(THE EXERCISE): Set the lines down again exactly, first line through the line that contains "const returnLabels = ['75-year", with no pictures.

begin AVAILABLE DATA

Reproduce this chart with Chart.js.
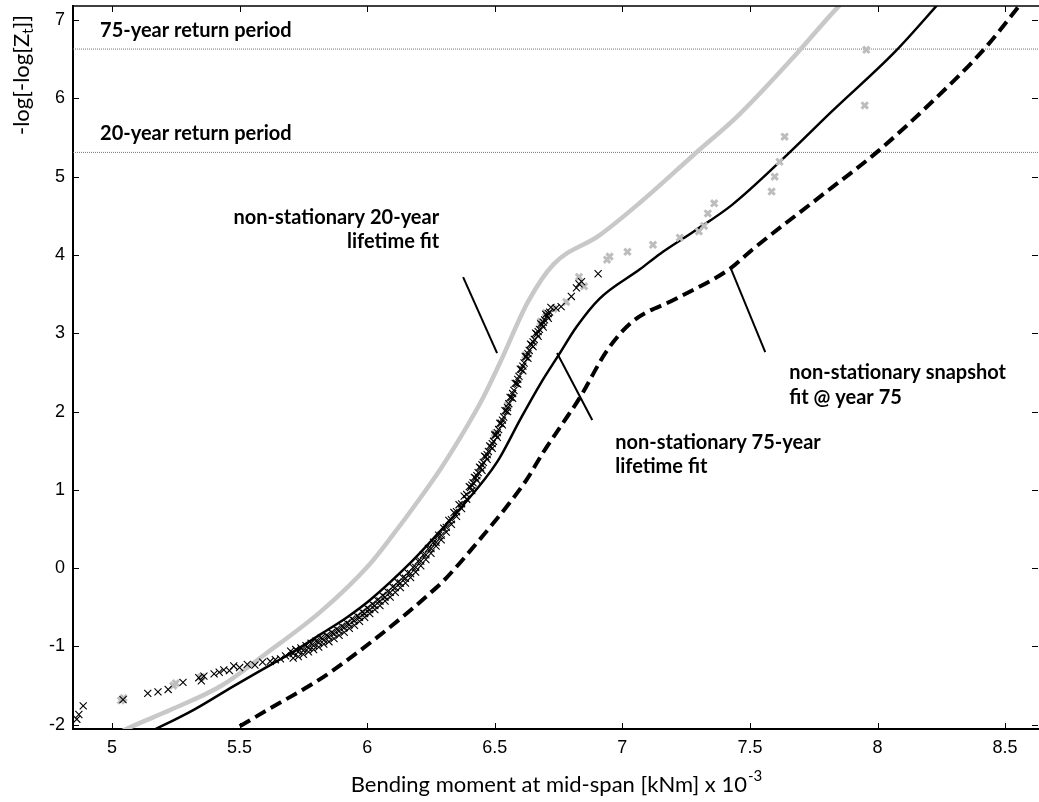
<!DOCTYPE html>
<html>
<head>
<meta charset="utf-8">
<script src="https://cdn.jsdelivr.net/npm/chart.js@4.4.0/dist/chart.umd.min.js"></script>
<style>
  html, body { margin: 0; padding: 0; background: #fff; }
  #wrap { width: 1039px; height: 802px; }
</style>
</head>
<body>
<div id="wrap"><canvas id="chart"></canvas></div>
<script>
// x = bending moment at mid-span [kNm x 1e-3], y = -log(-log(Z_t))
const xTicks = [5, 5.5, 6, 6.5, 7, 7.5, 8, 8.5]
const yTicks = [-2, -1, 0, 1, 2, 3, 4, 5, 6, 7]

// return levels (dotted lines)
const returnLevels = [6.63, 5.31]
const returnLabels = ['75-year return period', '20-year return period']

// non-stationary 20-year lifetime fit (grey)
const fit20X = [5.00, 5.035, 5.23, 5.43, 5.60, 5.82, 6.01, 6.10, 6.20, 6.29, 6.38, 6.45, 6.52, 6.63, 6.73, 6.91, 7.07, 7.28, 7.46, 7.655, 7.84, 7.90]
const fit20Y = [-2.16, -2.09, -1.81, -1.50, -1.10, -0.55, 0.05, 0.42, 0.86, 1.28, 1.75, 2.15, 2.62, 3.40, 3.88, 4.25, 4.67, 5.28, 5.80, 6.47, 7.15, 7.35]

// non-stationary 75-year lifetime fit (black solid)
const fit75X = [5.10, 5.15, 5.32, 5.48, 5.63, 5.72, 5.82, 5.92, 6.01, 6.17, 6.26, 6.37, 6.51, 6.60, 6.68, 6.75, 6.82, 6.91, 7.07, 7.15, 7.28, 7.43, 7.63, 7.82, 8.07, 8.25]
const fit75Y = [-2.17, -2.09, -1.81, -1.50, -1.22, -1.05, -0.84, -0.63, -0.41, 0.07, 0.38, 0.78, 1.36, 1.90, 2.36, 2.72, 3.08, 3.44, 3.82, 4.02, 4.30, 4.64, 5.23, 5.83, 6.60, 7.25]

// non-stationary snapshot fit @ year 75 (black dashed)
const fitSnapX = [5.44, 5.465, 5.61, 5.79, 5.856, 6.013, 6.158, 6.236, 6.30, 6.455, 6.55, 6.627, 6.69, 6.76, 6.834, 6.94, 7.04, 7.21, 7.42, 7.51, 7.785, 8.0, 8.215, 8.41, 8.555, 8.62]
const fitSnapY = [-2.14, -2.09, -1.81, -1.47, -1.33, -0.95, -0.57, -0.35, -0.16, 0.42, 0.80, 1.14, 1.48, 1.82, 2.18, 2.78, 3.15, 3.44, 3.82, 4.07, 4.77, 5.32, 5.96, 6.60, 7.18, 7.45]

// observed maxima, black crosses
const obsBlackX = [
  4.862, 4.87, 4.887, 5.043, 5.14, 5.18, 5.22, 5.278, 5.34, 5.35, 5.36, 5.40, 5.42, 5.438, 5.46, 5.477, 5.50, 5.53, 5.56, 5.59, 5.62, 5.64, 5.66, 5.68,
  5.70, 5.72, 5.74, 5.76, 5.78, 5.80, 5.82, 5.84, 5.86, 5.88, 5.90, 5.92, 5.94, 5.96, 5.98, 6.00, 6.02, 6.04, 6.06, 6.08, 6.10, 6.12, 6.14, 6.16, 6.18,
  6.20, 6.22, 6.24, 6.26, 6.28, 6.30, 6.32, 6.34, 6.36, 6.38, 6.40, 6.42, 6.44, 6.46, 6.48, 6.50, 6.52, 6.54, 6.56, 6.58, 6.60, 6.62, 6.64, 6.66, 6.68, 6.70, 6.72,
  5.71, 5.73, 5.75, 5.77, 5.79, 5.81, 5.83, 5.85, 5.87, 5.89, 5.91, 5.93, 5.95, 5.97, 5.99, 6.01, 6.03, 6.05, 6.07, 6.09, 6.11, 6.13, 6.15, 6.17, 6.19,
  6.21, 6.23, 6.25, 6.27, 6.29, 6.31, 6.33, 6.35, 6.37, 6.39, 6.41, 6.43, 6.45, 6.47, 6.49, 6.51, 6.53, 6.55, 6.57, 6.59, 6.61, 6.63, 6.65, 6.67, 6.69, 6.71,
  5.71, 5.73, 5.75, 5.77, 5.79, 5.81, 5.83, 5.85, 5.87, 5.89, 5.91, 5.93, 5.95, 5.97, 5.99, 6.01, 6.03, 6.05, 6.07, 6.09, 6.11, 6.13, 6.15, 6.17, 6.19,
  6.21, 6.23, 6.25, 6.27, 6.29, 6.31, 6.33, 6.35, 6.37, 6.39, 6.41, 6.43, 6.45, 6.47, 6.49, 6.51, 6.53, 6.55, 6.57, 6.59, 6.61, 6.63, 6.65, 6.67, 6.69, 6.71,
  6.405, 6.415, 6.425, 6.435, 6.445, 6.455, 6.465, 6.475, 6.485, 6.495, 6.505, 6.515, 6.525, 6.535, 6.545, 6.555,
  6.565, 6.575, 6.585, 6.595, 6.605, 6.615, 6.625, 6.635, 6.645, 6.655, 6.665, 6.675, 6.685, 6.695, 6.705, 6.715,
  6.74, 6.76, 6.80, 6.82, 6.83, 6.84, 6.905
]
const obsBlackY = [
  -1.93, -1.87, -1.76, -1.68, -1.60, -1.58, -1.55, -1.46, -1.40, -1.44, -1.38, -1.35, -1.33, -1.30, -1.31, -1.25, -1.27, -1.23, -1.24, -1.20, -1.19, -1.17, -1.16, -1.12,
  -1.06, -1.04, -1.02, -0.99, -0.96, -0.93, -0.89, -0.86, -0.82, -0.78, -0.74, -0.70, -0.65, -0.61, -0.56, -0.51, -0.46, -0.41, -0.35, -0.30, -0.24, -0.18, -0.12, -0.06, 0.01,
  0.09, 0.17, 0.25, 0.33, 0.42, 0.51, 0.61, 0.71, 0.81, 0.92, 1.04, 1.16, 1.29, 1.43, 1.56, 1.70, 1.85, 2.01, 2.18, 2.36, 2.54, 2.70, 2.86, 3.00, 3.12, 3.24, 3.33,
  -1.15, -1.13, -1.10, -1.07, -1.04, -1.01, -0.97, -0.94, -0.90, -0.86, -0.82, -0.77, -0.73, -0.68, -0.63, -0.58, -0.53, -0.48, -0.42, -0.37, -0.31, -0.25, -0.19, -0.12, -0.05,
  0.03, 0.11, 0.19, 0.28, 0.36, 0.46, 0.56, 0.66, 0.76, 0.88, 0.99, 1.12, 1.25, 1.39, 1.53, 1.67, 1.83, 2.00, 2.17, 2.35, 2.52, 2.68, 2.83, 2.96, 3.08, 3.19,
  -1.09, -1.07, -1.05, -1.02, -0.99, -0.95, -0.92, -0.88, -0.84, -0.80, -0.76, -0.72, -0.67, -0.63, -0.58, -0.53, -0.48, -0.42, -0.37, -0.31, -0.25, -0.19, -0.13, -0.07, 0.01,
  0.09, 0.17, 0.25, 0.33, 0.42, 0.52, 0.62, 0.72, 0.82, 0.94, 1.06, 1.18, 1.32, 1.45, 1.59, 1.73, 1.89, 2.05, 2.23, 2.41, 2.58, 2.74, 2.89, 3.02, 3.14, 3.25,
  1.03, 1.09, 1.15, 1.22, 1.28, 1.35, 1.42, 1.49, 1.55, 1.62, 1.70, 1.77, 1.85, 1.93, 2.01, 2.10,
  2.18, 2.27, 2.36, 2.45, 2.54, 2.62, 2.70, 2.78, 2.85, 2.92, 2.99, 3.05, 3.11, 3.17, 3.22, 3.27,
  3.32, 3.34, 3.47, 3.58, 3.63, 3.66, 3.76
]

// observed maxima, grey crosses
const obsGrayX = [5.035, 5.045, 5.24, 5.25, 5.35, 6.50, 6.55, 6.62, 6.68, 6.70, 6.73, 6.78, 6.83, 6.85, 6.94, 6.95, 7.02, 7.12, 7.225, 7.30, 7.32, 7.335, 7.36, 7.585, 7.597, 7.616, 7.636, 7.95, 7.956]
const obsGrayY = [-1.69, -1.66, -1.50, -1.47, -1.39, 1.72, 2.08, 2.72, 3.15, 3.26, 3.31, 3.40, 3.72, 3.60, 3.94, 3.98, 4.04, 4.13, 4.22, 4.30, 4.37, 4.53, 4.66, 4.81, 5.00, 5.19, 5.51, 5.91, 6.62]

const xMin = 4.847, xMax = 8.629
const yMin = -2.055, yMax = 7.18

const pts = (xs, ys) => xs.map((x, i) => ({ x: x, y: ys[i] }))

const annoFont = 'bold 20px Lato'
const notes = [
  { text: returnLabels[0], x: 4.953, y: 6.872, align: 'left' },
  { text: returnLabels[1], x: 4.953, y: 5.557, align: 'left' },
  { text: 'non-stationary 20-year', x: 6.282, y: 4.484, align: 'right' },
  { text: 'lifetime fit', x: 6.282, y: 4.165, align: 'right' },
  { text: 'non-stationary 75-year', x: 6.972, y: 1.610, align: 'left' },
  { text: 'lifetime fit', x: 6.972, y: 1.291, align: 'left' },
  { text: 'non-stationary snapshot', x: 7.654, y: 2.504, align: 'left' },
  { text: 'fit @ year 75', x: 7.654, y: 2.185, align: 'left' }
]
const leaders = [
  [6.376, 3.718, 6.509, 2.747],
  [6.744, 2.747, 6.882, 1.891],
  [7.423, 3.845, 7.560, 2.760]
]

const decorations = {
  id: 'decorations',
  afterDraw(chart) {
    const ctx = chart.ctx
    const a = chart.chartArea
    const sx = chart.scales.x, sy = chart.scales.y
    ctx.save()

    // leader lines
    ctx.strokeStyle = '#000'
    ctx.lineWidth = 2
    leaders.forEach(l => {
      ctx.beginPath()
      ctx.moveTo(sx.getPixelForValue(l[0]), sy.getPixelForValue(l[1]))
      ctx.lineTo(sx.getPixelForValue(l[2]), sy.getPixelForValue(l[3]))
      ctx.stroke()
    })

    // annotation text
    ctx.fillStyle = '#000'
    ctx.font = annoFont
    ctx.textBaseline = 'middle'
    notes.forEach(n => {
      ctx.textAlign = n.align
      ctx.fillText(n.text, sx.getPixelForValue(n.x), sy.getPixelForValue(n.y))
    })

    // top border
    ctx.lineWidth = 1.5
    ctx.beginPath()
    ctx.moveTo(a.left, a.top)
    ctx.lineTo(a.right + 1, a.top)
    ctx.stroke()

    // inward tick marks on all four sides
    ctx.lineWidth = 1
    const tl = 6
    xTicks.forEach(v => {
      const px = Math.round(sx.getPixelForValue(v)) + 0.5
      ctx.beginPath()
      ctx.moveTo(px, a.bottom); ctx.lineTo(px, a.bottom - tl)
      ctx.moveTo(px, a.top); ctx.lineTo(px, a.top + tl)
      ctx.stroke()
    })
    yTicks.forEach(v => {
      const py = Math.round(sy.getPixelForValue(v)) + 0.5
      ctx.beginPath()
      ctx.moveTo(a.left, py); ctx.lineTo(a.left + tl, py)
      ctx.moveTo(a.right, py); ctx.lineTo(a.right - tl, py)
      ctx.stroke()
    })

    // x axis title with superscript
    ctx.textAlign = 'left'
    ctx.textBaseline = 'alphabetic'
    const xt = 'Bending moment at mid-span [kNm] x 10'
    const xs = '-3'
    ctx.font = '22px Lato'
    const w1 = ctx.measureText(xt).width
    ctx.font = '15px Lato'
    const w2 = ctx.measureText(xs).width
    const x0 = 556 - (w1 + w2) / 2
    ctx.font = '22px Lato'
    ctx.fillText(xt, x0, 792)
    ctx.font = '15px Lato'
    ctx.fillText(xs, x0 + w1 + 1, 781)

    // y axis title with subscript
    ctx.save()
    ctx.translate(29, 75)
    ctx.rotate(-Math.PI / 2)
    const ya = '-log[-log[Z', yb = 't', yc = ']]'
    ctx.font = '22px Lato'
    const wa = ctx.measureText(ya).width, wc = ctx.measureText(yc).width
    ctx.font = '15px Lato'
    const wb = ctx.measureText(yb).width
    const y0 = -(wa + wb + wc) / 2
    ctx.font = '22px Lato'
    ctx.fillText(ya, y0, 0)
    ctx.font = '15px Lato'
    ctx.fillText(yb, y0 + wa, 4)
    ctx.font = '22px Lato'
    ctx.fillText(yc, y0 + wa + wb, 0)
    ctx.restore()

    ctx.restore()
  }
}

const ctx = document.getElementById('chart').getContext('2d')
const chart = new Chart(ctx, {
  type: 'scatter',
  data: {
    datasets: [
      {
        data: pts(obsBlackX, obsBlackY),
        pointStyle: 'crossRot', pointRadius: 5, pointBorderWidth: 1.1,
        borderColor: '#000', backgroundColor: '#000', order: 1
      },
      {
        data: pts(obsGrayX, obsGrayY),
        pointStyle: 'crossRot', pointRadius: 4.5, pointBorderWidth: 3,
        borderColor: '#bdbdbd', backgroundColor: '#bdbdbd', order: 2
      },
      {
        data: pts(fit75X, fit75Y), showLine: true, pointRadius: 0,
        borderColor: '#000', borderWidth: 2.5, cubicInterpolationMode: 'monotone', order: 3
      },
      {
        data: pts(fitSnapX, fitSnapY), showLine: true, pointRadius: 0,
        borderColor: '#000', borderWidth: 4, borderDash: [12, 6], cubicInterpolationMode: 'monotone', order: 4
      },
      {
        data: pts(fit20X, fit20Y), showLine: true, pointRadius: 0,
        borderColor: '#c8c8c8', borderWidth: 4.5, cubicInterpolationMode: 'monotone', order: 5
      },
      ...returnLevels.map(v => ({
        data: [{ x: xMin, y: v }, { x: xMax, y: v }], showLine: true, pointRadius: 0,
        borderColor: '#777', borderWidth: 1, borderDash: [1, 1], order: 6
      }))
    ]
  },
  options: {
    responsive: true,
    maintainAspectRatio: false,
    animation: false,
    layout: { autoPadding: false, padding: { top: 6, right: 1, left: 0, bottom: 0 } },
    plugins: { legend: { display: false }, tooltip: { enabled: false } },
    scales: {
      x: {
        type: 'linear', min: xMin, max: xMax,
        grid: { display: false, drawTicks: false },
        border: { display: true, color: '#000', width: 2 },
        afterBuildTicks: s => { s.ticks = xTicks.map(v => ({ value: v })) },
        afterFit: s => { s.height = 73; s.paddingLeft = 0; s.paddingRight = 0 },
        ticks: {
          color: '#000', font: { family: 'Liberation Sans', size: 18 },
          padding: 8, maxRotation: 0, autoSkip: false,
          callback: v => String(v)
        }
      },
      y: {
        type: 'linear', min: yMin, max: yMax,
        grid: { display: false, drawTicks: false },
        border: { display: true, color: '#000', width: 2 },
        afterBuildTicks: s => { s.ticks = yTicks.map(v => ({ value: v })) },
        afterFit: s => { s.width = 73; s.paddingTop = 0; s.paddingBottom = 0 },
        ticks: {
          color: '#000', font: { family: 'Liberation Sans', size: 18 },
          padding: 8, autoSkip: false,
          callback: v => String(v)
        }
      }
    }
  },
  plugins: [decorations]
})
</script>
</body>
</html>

end AVAILABLE DATA

(ANSWER TO THE TASK):
Reproduce this chart with Chart.js.
<!DOCTYPE html>
<html>
<head>
<meta charset="utf-8">
<script src="https://cdn.jsdelivr.net/npm/chart.js@4.4.0/dist/chart.umd.min.js"></script>
<style>
  html, body { margin: 0; padding: 0; background: #fff; }
  #wrap { width: 1039px; height: 802px; }
</style>
</head>
<body>
<div id="wrap"><canvas id="chart"></canvas></div>
<script>
// x = bending moment at mid-span [kNm x 1e-3], y = -log(-log(Z_t))
const xTicks = [5, 5.5, 6, 6.5, 7, 7.5, 8, 8.5]
const yTicks = [-2, -1, 0, 1, 2, 3, 4, 5, 6, 7]

// return levels (dotted lines)
const returnLevels = [6.63, 5.31]
const returnLabels = ['75-year return period', '20-year return period']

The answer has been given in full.